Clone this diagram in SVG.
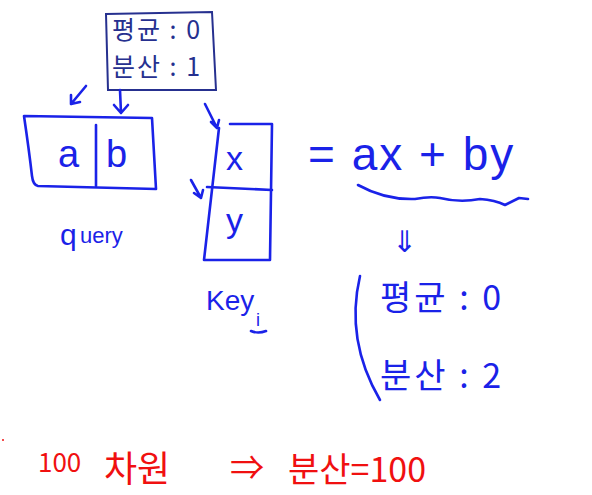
<svg xmlns="http://www.w3.org/2000/svg" width="592" height="495" viewBox="0 0 592 495">
<style>
.s{fill:none;stroke:#1a22e8;stroke-width:2.6;stroke-linecap:round;stroke-linejoin:round}
.d{fill:none;stroke:#26308f;stroke-width:2;stroke-linecap:round}
.t{font-family:"Liberation Sans","Noto Sans CJK KR",sans-serif;fill:#1a22e8}
.k{font-family:"Noto Sans CJK KR",sans-serif;fill:#1a22e8}
.r{font-family:"Noto Sans CJK KR",sans-serif;fill:#f01010}
</style>
<rect width="592" height="495" fill="#fff"/>
<g id="prior">
<path class="d" d="M106 14 L212 12 L216 90 L108 90 Z"/>
<text class="k" x="112" y="39" font-size="25" letter-spacing="2" style="fill:#26308f">평균 : 0</text>
<text class="k" x="112" y="76" font-size="25" letter-spacing="2" style="fill:#26308f">분산 : 1</text>
</g>
<g id="query">
<path class="s" d="M24 116 L152 118 L156 189 L38 186 Q33 185 32 176 Q29 150 24 116 Z"/>
<path class="s" d="M96 125 L96 186"/>
<text class="t" x="58" y="167" font-size="38">a</text>
<text class="t" x="106" y="167" font-size="38">b</text>
<text class="t" x="60" y="245" font-size="30">q</text>
<text class="t" x="80" y="243" font-size="22">uery</text>
</g>
<g id="key">
<path class="s" d="M230 124 L272 124 L270 260 L204 260 L219 128"/>
<path class="s" d="M207 187 L272 190"/>
<text class="t" x="226" y="170" font-size="34">x</text>
<text class="t" x="226" y="232" font-size="34">y</text>
<text class="t" x="206" y="310" font-size="28">Key</text>
<text class="t" x="256" y="326" font-size="18">i</text>
<path class="s" d="M251 331 Q258 334 266 331"/>
</g>
<g id="equation">
<text class="t" x="308" y="170" font-size="46" letter-spacing="2">= ax + by</text>
<path class="s" d="M358 185 Q385 200 415 199 Q430 196 440 198 Q460 203 480 199 Q495 200 505 205 Q515 200 519 198 L528 199"/>
<text class="t" x="392" y="252" font-size="30">⇓</text>
</g>
<g id="result">
<path class="s" d="M360 276 Q345 340 380 400"/>
<text class="k" x="380" y="310" font-size="34" letter-spacing="3">평균 : 0</text>
<text class="k" x="380" y="388" font-size="34" letter-spacing="3">분산 : 2</text>
</g>
<g id="connectors">
<path class="s" d="M86 86 L71 104 M71 104 L71 95 M71 104 L80 102"/>
<path class="s" d="M120 90 L121 113 M121 113 L114 105 M121 113 L128 105"/>
<path class="s" d="M205 104 L217 128 M217 128 L211 122 M217 128 L219 120"/>
<path class="s" d="M191 180 L201 198 M201 198 L194 193 M201 198 L203 190"/>
</g>
<g id="note">
<circle cx="3" cy="440" r="1" fill="#f01010"/>
<text class="r" x="38" y="472" font-size="26">100</text>
<text class="r" x="104" y="482" font-size="36">차원</text>
<text class="r" x="230" y="480" font-size="34">⇒</text>
<text class="r" x="288" y="482" font-size="34">분산=100</text>
</g>
</svg>
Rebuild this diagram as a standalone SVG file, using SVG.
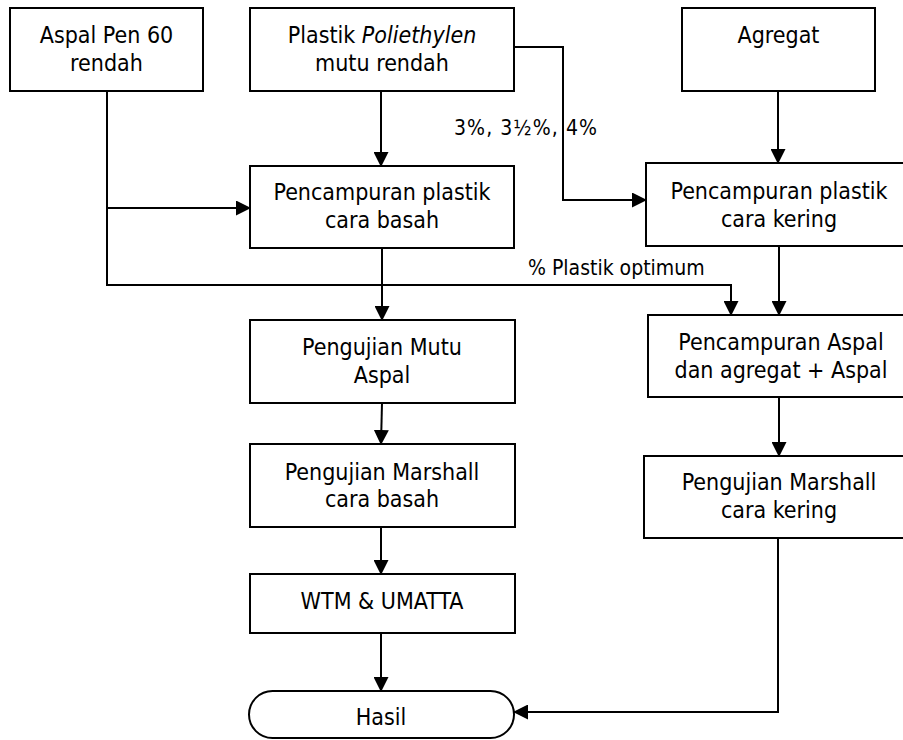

YOUR OBJECTIVE — Filter the records for lines holding the string "diagram". Copy each one.

SOLUTION TO THE PROBLEM —
Clone this diagram in SVG.
Rebuild this diagram as a standalone SVG file, using SVG.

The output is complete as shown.